Exercise task
Go through the data and copy every line exactly, but not the images.

=-=-=-=-=

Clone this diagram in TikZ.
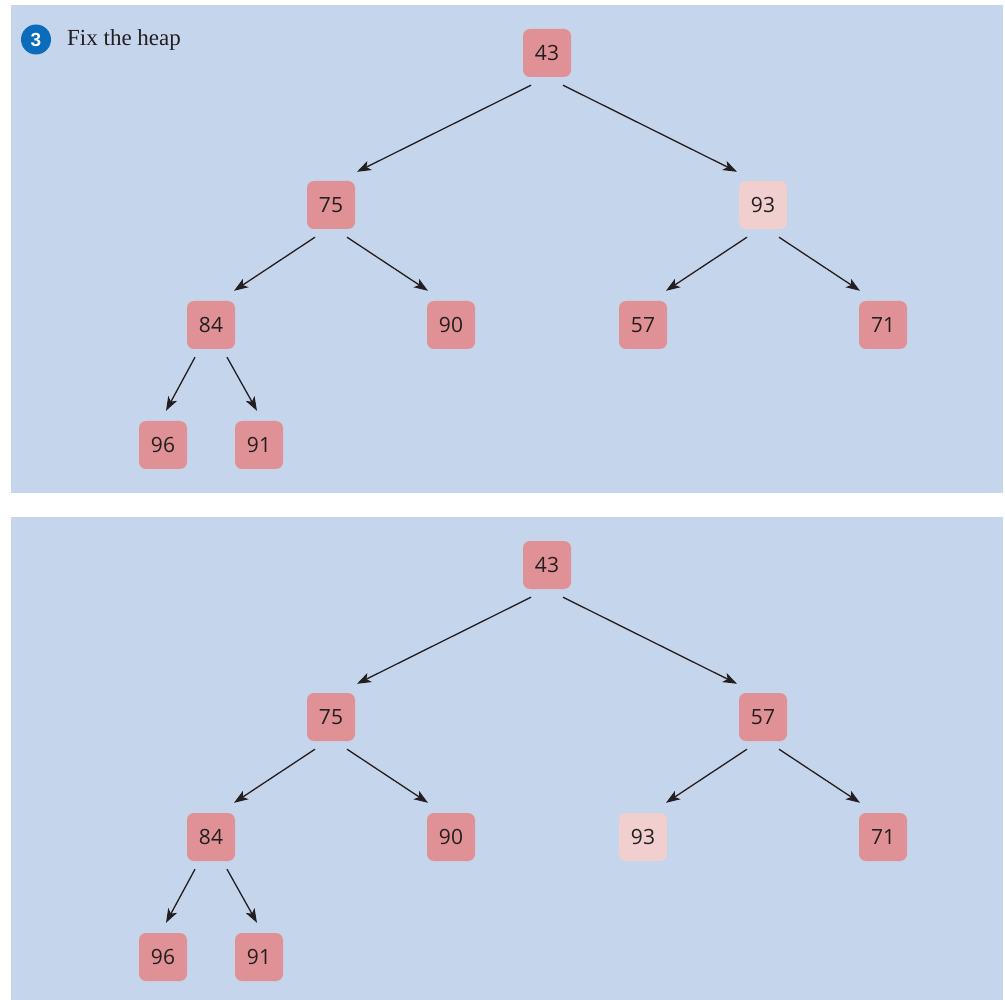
\documentclass[tikz,border=0pt]{standalone}
\usepackage{fontspec}
\setmainfont{Liberation Serif}
\newfontfamily\nodefont{Open Sans}
\newfontfamily\badgefont{Liberation Sans}
\usetikzlibrary{arrows.meta,calc}
\definecolor{panelbg}{RGB}{197,213,236}
\definecolor{nodedark}{RGB}{224,145,150}
\definecolor{nodelight}{RGB}{242,207,207}
\definecolor{badgeblue}{RGB}{10,108,186}
\definecolor{txt}{RGB}{35,31,32}
\begin{document}
\begin{tikzpicture}[x=1pt,y=-1pt,
  heapnode/.style={fill=nodedark, rounded corners=7pt, minimum width=48pt, minimum height=48pt, inner sep=0pt, text=txt, font=\nodefont\fontsize{21}{25}\selectfont},
  hotnode/.style={heapnode, fill=nodelight},
  link/.style={draw=txt, line width=1.3pt, -{Stealth[length=14pt,width=10pt,inset=3.5pt]}},
  panel/.style={fill=panelbg, draw=none}]
\useasboundingbox (0,0) rectangle (1005,1000);
\fill[white] (0,0) rectangle (1005,1000);
\fill[panel] (11,5) rectangle (1003,492.5);
\fill[panel] (11,517) rectangle (1003,1000);

% title
\node[circle, fill=badgeblue, minimum size=30pt, inner sep=0pt, text=white,
  font=\badgefont\bfseries\fontsize{19}{19}\selectfont] (badge) at (36,39.5) {3};
\node[anchor=base west, inner sep=0pt, text=txt, font=\fontsize{23}{26}\selectfont] (title) at (67,46) {Fix the heap};

% top tree
\node[heapnode] (t43) at (547,53) {43};
\node[heapnode] (t75) at (331,205) {75};
\node[hotnode]  (t93) at (763,205) {93};
\node[heapnode] (t84) at (211,325) {84};
\node[heapnode] (t90) at (451,325) {90};
\node[heapnode] (t57) at (643,325) {57};
\node[heapnode] (t71) at (883,325) {71};
\node[heapnode] (t96) at (163,445) {96};
\node[heapnode] (t91) at (259,445) {91};

\draw[link] ($(t43.south)+(-16,8)$) -- ($(t75.north)+(26,-9)$);
\draw[link] ($(t43.south)+(16,8)$) -- ($(t93.north)+(-26,-9)$);
\draw[link] ($(t75.south)+(-16,8)$) -- ($(t84.north)+(23,-10)$);
\draw[link] ($(t75.south)+(16,8)$) -- ($(t90.north)+(-23,-10)$);
\draw[link] ($(t93.south)+(-16,8)$) -- ($(t57.north)+(23,-10)$);
\draw[link] ($(t93.south)+(16,8)$) -- ($(t71.north)+(-23,-10)$);
\draw[link] ($(t84.south)+(-16,8)$) -- ($(t96.north)+(3,-10)$);
\draw[link] ($(t84.south)+(16,8)$) -- ($(t91.north)+(-2,-10)$);

% bottom tree
\node[heapnode] (b43) at (547,565) {43};
\node[heapnode] (b75) at (331,717) {75};
\node[heapnode] (b57) at (763,717) {57};
\node[heapnode] (b84) at (211,837) {84};
\node[heapnode] (b90) at (451,837) {90};
\node[hotnode]  (b93) at (643,837) {93};
\node[heapnode] (b71) at (883,837) {71};
\node[heapnode] (b96) at (163,957) {96};
\node[heapnode] (b91) at (259,957) {91};

\draw[link] ($(b43.south)+(-16,8)$) -- ($(b75.north)+(26,-9)$);
\draw[link] ($(b43.south)+(16,8)$) -- ($(b57.north)+(-26,-9)$);
\draw[link] ($(b75.south)+(-16,8)$) -- ($(b84.north)+(23,-10)$);
\draw[link] ($(b75.south)+(16,8)$) -- ($(b90.north)+(-23,-10)$);
\draw[link] ($(b57.south)+(-16,8)$) -- ($(b93.north)+(23,-10)$);
\draw[link] ($(b57.south)+(16,8)$) -- ($(b71.north)+(-23,-10)$);
\draw[link] ($(b84.south)+(-16,8)$) -- ($(b96.north)+(3,-10)$);
\draw[link] ($(b84.south)+(16,8)$) -- ($(b91.north)+(-2,-10)$);
\end{tikzpicture}
\end{document}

=-=-=-=-=

Result below
Clone this diagram in TikZ.
\documentclass[tikz,border=0pt]{standalone}
\usepackage{fontspec}
\setmainfont{Liberation Serif}
\newfontfamily\nodefont{Open Sans}
\newfontfamily\badgefont{Liberation Sans}
\usetikzlibrary{arrows.meta,calc}
\definecolor{panelbg}{RGB}{197,213,236}
\definecolor{nodedark}{RGB}{224,145,150}
\definecolor{nodelight}{RGB}{242,207,207}
\definecolor{badgeblue}{RGB}{10,108,186}
\definecolor{txt}{RGB}{35,31,32}
\begin{document}
\begin{tikzpicture}[x=1pt,y=-1pt,
  heapnode/.style={fill=nodedark, rounded corners=7pt, minimum width=48pt, minimum height=48pt, inner sep=0pt, text=txt, font=\nodefont\fontsize{21}{25}\selectfont},
  hotnode/.style={heapnode, fill=nodelight},
  link/.style={draw=txt, line width=1.3pt, -{Stealth[length=14pt,width=10pt,inset=3.5pt]}},
  panel/.style={fill=panelbg, draw=none}]
\useasboundingbox (0,0) rectangle (1005,1000);
\fill[white] (0,0) rectangle (1005,1000);
\fill[panel] (11,5) rectangle (1003,492.5);
\fill[panel] (11,517) rectangle (1003,1000);

% title
\node[circle, fill=badgeblue, minimum size=30pt, inner sep=0pt, text=white,
  font=\badgefont\bfseries\fontsize{19}{19}\selectfont] (badge) at (36,39.5) {3};
\node[anchor=base west, inner sep=0pt, text=txt, font=\fontsize{23}{26}\selectfont] (title) at (67,46) {Fix the heap};

% top tree
\node[heapnode] (t43) at (547,53) {43};
\node[heapnode] (t75) at (331,205) {75};
\node[hotnode]  (t93) at (763,205) {93};
\node[heapnode] (t84) at (211,325) {84};
\node[heapnode] (t90) at (451,325) {90};
\node[heapnode] (t57) at (643,325) {57};
\node[heapnode] (t71) at (883,325) {71};
\node[heapnode] (t96) at (163,445) {96};
\node[heapnode] (t91) at (259,445) {91};

\draw[link] ($(t43.south)+(-16,8)$) -- ($(t75.north)+(26,-9)$);
\draw[link] ($(t43.south)+(16,8)$) -- ($(t93.north)+(-26,-9)$);
\draw[link] ($(t75.south)+(-16,8)$) -- ($(t84.north)+(23,-10)$);
\draw[link] ($(t75.south)+(16,8)$) -- ($(t90.north)+(-23,-10)$);
\draw[link] ($(t93.south)+(-16,8)$) -- ($(t57.north)+(23,-10)$);
\draw[link] ($(t93.south)+(16,8)$) -- ($(t71.north)+(-23,-10)$);
\draw[link] ($(t84.south)+(-16,8)$) -- ($(t96.north)+(3,-10)$);
\draw[link] ($(t84.south)+(16,8)$) -- ($(t91.north)+(-2,-10)$);

% bottom tree
\node[heapnode] (b43) at (547,565) {43};
\node[heapnode] (b75) at (331,717) {75};
\node[heapnode] (b57) at (763,717) {57};
\node[heapnode] (b84) at (211,837) {84};
\node[heapnode] (b90) at (451,837) {90};
\node[hotnode]  (b93) at (643,837) {93};
\node[heapnode] (b71) at (883,837) {71};
\node[heapnode] (b96) at (163,957) {96};
\node[heapnode] (b91) at (259,957) {91};

\draw[link] ($(b43.south)+(-16,8)$) -- ($(b75.north)+(26,-9)$);
\draw[link] ($(b43.south)+(16,8)$) -- ($(b57.north)+(-26,-9)$);
\draw[link] ($(b75.south)+(-16,8)$) -- ($(b84.north)+(23,-10)$);
\draw[link] ($(b75.south)+(16,8)$) -- ($(b90.north)+(-23,-10)$);
\draw[link] ($(b57.south)+(-16,8)$) -- ($(b93.north)+(23,-10)$);
\draw[link] ($(b57.south)+(16,8)$) -- ($(b71.north)+(-23,-10)$);
\draw[link] ($(b84.south)+(-16,8)$) -- ($(b96.north)+(3,-10)$);
\draw[link] ($(b84.south)+(16,8)$) -- ($(b91.north)+(-2,-10)$);
\end{tikzpicture}
\end{document}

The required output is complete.